Iberia is a natural laboratory for analyzing the response of continental lithosphere to plate-boundary forces and thermal loads. Combined structural, thermo-geochronological and modelling studies on lithospheric and surface processes have revealed that regional deformation of the lithosphere and the decoupled crust controlled the development of Iberia’s topography, drainage pattern and sedimentary basins (Cloetingh et al., 2002).
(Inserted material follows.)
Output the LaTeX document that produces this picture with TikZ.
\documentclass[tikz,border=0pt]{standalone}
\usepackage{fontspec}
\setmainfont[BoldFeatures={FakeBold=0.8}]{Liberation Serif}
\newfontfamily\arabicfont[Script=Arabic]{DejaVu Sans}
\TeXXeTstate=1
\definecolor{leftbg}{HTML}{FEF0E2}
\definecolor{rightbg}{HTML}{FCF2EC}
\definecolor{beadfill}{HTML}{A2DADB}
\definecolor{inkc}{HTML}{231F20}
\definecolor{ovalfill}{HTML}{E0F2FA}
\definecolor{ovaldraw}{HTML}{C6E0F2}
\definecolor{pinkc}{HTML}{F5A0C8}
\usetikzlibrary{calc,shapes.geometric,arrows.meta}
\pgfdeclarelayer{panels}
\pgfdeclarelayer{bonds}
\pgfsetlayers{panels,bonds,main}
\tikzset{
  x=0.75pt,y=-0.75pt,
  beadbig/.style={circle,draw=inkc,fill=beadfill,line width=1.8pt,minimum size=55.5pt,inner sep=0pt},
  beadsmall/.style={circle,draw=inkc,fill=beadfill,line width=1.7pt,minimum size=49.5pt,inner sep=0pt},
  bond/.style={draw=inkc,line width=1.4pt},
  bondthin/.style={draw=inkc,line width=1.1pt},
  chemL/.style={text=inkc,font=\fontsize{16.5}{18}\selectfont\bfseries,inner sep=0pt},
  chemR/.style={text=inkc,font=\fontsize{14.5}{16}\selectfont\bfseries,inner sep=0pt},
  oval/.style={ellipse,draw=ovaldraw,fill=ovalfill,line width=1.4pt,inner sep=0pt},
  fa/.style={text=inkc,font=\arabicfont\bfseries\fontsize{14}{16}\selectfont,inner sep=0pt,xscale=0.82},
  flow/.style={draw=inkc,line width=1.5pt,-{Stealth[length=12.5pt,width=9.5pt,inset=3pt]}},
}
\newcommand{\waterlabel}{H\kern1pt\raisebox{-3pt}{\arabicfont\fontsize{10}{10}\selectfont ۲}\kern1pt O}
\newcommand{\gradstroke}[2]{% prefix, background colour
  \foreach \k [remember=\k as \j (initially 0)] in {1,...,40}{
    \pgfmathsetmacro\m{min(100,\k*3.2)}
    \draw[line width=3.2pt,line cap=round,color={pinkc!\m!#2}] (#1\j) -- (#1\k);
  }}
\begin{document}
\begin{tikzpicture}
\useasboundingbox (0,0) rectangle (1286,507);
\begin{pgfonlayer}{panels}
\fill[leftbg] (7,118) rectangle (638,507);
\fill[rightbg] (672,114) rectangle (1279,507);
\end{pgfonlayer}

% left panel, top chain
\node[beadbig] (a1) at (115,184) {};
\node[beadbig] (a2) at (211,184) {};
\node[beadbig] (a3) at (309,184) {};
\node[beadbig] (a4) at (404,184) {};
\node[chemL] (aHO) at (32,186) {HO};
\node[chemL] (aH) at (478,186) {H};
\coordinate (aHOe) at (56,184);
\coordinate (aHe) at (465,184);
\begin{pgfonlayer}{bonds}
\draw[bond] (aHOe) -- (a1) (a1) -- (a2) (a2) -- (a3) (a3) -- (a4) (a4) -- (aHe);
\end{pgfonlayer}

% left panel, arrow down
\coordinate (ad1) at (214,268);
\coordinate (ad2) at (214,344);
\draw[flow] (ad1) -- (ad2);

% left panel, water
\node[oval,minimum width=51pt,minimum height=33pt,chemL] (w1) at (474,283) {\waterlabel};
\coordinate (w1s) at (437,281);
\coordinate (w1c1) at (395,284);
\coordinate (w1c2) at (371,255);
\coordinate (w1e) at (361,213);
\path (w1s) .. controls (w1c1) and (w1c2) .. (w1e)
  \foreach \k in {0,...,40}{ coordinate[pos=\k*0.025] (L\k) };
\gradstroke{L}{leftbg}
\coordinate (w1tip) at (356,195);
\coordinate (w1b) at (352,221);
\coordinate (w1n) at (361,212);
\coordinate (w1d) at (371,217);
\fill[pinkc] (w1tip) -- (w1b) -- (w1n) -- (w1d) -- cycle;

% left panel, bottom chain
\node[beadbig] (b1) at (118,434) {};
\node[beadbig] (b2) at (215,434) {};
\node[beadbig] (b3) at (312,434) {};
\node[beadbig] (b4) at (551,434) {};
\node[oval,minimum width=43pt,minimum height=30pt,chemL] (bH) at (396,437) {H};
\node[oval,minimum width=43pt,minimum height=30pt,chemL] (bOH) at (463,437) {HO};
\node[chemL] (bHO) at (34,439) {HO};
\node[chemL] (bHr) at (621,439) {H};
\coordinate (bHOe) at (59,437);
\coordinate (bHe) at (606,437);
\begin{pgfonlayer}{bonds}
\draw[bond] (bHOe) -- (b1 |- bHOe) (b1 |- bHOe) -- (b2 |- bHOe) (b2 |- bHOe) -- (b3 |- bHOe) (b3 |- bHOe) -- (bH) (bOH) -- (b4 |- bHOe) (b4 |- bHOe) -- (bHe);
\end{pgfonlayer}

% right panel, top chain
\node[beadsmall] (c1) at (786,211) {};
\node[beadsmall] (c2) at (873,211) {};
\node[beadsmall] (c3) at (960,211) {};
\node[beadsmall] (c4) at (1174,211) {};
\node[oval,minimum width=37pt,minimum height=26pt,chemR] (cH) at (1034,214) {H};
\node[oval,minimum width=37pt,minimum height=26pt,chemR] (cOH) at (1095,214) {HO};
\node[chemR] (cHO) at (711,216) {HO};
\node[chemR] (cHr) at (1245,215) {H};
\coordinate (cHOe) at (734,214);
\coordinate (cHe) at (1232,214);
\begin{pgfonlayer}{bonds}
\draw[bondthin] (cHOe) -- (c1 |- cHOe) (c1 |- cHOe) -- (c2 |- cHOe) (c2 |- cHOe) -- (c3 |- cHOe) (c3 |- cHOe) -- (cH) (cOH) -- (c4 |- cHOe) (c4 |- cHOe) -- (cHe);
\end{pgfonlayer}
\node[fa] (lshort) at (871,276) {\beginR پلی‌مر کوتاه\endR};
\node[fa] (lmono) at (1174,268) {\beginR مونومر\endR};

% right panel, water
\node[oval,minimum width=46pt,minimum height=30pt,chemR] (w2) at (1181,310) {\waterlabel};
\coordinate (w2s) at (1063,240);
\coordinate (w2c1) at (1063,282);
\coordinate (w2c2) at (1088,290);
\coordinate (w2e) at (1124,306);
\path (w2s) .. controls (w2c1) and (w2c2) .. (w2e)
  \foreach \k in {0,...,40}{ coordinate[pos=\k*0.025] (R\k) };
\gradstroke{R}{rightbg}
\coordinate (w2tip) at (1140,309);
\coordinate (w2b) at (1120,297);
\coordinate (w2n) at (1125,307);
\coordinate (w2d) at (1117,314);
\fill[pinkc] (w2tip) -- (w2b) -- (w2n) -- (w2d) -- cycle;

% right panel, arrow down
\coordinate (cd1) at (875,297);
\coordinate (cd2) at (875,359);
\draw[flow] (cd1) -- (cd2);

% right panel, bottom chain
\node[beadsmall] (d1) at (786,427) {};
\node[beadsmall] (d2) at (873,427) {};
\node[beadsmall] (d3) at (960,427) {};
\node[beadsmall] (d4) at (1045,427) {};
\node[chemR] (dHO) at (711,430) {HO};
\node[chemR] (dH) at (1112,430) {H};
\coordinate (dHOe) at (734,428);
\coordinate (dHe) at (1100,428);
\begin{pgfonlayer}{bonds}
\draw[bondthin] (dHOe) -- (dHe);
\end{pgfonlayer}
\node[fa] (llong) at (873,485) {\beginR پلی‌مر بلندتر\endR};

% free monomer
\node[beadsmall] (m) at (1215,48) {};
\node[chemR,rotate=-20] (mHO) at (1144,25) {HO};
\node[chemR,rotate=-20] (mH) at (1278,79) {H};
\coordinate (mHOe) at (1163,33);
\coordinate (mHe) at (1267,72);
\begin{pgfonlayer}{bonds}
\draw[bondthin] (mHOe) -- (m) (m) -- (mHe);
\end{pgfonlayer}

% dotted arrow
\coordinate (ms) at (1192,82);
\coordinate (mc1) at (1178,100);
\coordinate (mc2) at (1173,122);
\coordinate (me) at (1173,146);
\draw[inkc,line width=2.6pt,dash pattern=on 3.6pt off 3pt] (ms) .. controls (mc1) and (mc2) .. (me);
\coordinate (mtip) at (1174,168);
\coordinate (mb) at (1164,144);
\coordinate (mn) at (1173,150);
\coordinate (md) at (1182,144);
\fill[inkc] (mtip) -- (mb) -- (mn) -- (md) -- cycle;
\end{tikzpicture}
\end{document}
TOPO-EUROPE, and specifically TOPO-IBERIA research will focus on the crustal and lithospheric configuration of Iberia and the structure of its sub-lithospheric mantle in order to discriminate between deformations induced by various types of plate boundary forces and by deep-seated thermal anomalies related to mantle plumes and the detachment of the Alpine-Tethys subduction slab. The objective is to assess processes controlling the neotectonic deformation of Iberia, the resulting development of topography and the effects of erosion, sedimentation and climate on the latter. To this end a new generation of predictive dynamic models will be developed for Iberia’s neotectonic deformation and topographic evolution.